* AIM *
Report each line of the data that includes the word "with".

* SUPPLIED MATERIAL *
+ + + + + + +

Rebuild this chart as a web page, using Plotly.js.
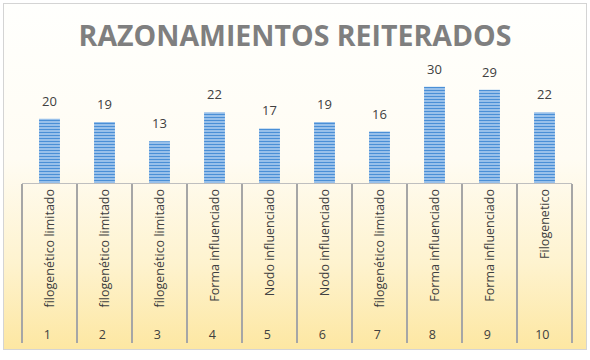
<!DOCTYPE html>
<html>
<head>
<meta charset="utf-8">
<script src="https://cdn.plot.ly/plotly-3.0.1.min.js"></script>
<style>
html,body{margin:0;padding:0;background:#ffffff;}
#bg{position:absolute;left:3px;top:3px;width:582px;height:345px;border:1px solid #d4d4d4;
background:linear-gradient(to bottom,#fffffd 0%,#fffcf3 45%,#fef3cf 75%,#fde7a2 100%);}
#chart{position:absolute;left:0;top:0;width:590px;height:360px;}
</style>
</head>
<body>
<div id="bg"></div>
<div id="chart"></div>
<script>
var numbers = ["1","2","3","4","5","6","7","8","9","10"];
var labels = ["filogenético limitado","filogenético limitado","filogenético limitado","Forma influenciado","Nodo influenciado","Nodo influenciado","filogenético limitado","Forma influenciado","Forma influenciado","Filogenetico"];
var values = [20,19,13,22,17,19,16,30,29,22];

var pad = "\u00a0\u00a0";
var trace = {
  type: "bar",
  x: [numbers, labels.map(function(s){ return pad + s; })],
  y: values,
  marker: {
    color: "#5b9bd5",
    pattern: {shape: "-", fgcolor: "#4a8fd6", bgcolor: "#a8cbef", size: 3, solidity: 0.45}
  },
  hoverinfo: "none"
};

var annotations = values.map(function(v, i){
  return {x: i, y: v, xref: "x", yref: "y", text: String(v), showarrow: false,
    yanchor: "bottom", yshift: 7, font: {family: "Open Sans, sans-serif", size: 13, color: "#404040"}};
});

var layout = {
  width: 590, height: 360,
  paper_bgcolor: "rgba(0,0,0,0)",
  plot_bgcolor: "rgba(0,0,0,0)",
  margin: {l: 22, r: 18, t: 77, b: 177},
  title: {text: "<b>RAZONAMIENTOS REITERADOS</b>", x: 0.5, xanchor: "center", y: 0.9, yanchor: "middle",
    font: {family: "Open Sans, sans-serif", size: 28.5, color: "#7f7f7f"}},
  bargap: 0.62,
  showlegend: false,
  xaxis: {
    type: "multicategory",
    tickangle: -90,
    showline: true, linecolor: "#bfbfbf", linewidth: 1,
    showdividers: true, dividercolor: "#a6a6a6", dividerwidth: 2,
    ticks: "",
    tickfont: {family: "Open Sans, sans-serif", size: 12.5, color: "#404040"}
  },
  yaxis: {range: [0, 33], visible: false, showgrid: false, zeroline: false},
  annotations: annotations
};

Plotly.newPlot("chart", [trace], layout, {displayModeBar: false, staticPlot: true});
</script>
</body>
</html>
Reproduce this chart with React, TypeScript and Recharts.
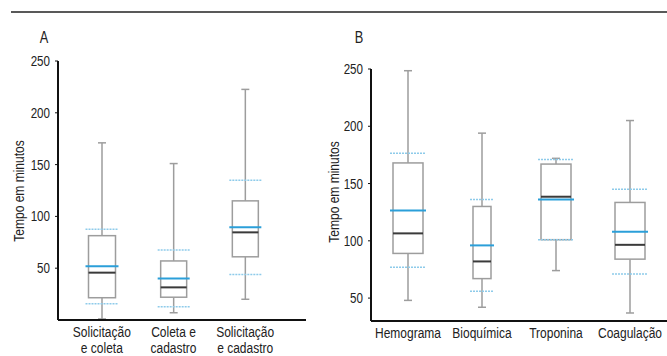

+ + + + + + +

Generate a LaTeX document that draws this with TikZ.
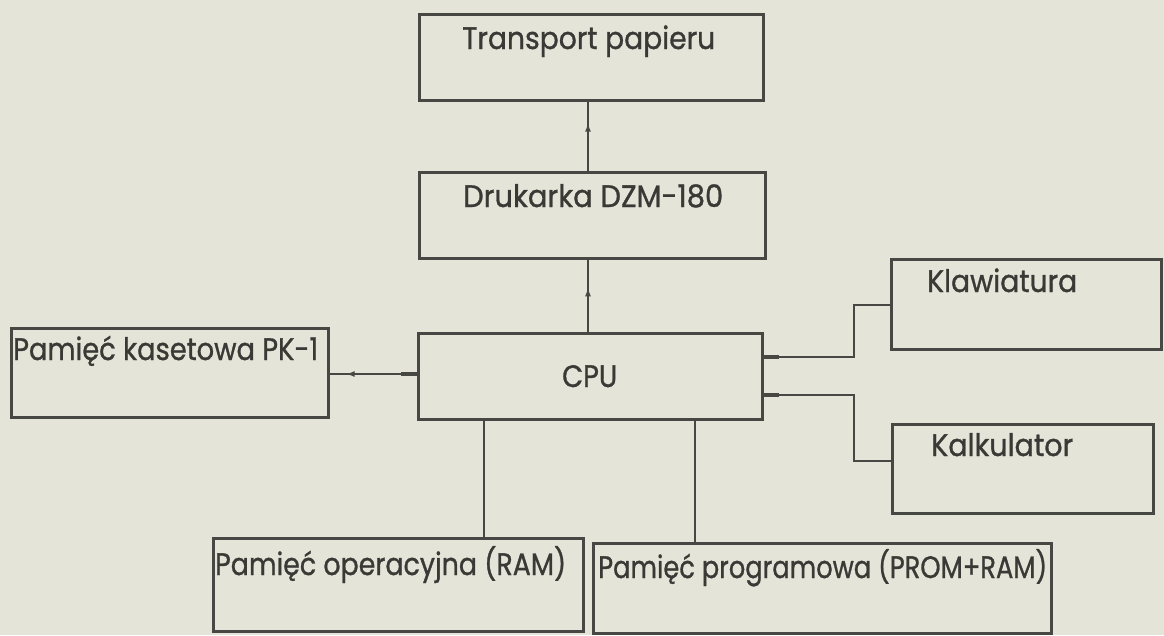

+ + + + + + +

* REPLY *
Reproduce this chart with React, TypeScript and Recharts.
Generate a LaTeX document that draws this with TikZ.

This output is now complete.